The key numbers above are the complete record of what was measured; the raw benchmark logs from this validation session are not committed to this repo (per the existing convention — dated trial/bake-off findings live in the private companion repo fakoli/anvil-serving-notes, not inline in the product repo).

Consequences

  • Gain: genuine decode-throughput improvement (30-43% depending on concurrency) at zero additional steady-state VRAM cost (self-speculation reuses the target model's own weights).

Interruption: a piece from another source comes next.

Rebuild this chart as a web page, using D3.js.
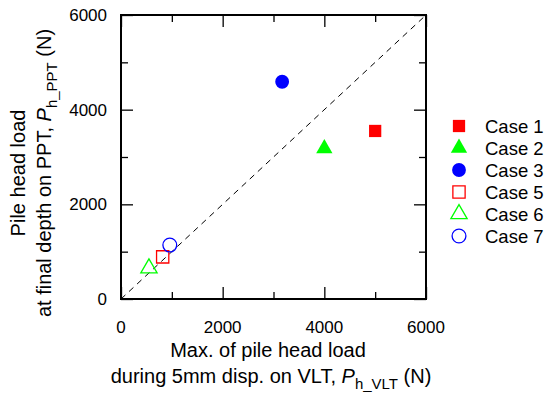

  • Known, accepted tradeoff — TTFT regresses under concurrency. Mean TTFT was 12.4% better at concurrency=1 but 37.0% worse at concurrency=4 (146.66→200.89 ms) in the step-1 trial. Not yet explained (spec-decode targets decode speed, not prefill/first-token latency); flagged for monitoring post-rollout rather than blocking on it, since net end-to-end latency still improved in every trial run (E2E latency dropped 20-30% despite the TTFT regression, because decode dominates total latency for multi-hundred-token completions).

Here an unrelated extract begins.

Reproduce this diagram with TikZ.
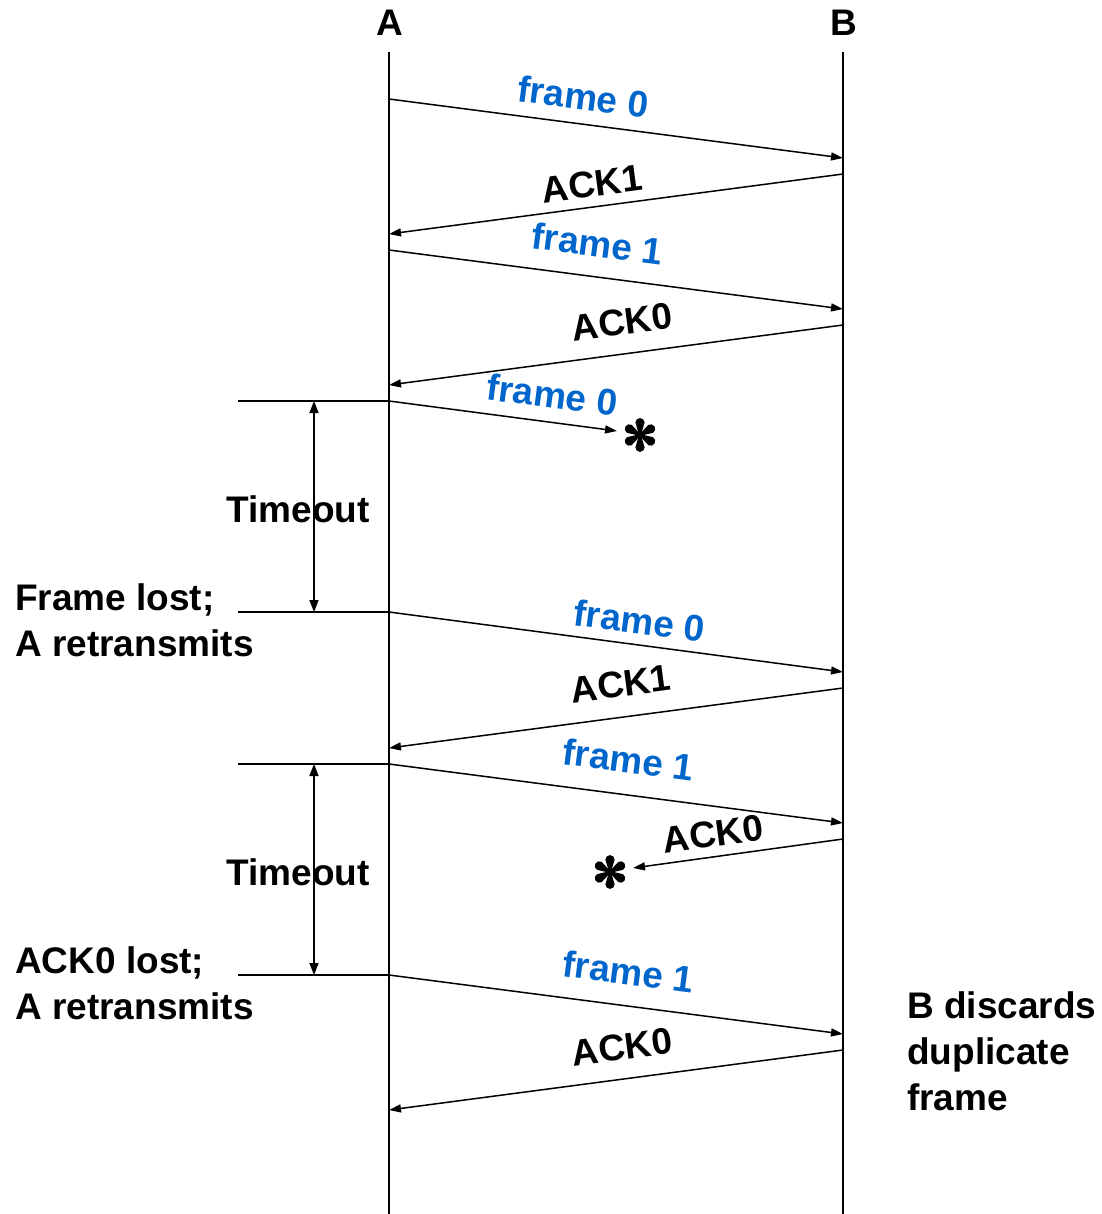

  • Cold-start cost, first time only. The first container to run with these flags anywhere pays a one-time ~9.5-minute CUDA graph JIT tax for the new "target verify" code path (vs. the usual ~80-114s warm restart). This amortizes: once cached in the sglang-cache volume, subsequent restarts with the same flags were observed to return to normal restart times (~110-120s) in this session's own testing.
  • #19796 does not reproduce on this stack, but this is not a universal guarantee. Tested configuration: single-GPU (tp_size=1), this SGLang build (lmsysorg/sglang:latest as of 2026-07-02), Qwen3.5-35B-A3B AWQ specifically. The upstream issue may still apply under different conditions (multi-GPU tensor parallelism, other quantizations, other model families) not tested here — re-verify before assuming this finding transfers to a different serving configuration.
  • No wire-level or contract change. --served-model-name qwen35-awq-local is unchanged; the router, configs/example-docker.toml, and any harness pointed at the router (including OpenClaw on Fakoli Mini) require no changes — this is purely a backend performance tuning decision.
  • examples/fakoli-dark/docker-compose.heavy.yml (the superseded single-tier reference file) is not kept flag-for-flag in sync with this change — its header now says so explicitly, so a future reader does not assume it reflects current production flags.